Abenteuer beendet, Bürgerkrieg beginnt
1988 unterzeichneten Washington und Moskau in Genf ein "Nichteinmischungsabkommen". Mit dem Abzug der Sowjets ein Jahr darauf wurde die überaus blutige Auseinandersetzung wieder zum Bürgerkrieg: Die nun gut gerüsteten Gotteskrieger von der Islamischen Allianz gingen mit ihren amerikanischen Waffen und sowjetischem Beutegut aufeinander los und kämpfen um die alleinige Macht im Land.

Als Hekmatyars Kämpfer Anfang 1994 einen Sturm auf Kabul begannen, um den gemäßigten Präsidenten Burhanuddin Rabbani zu stürzen, legten sie die bis dahin noch wenig zerstörte afghanische Hauptstadt in Schutt und Asche.

Aufstieg der Taliban
Im selben Jahr traten erstmals die Taliban-Milizen in Erscheinung und wurden zunächst von der kriegsmüden Bevölkerung erleichtert begrüßt.
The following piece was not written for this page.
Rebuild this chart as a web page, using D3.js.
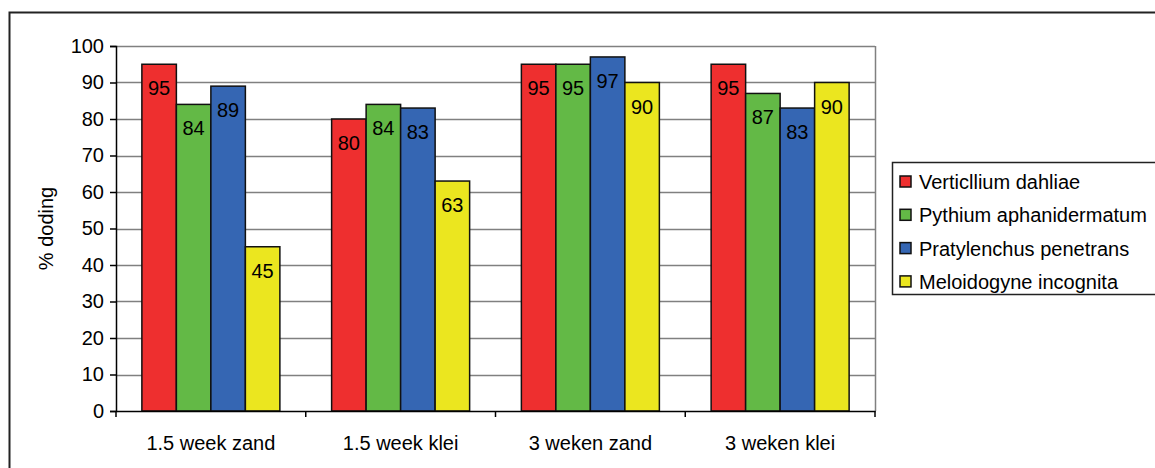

Die rigorosen Islamisten, die in von Saudi-Arabien finanzierten Koranschulen in Pakistan ausgebildet wurden, eroberten in den folgenden zwei Jahren immer größere Teile Afghanistans, bis sie im September 1996 endgültig in Kabul einzogen. Die Machtübernahme der Taliban war besiegelt.

Rabbani floh in den Norden und kehrte erst nach dem Sturz der Taliban 2001 nach Kabul zurück. Hekmatyar floh zunächst in den Iran, schlug sich dann aber auf die Seite von Al-Kaida-Chef Osama bin Laden und kämpft heute offenbar wieder in Afghanistan gegen seine ehemaligen Förderer, die USA.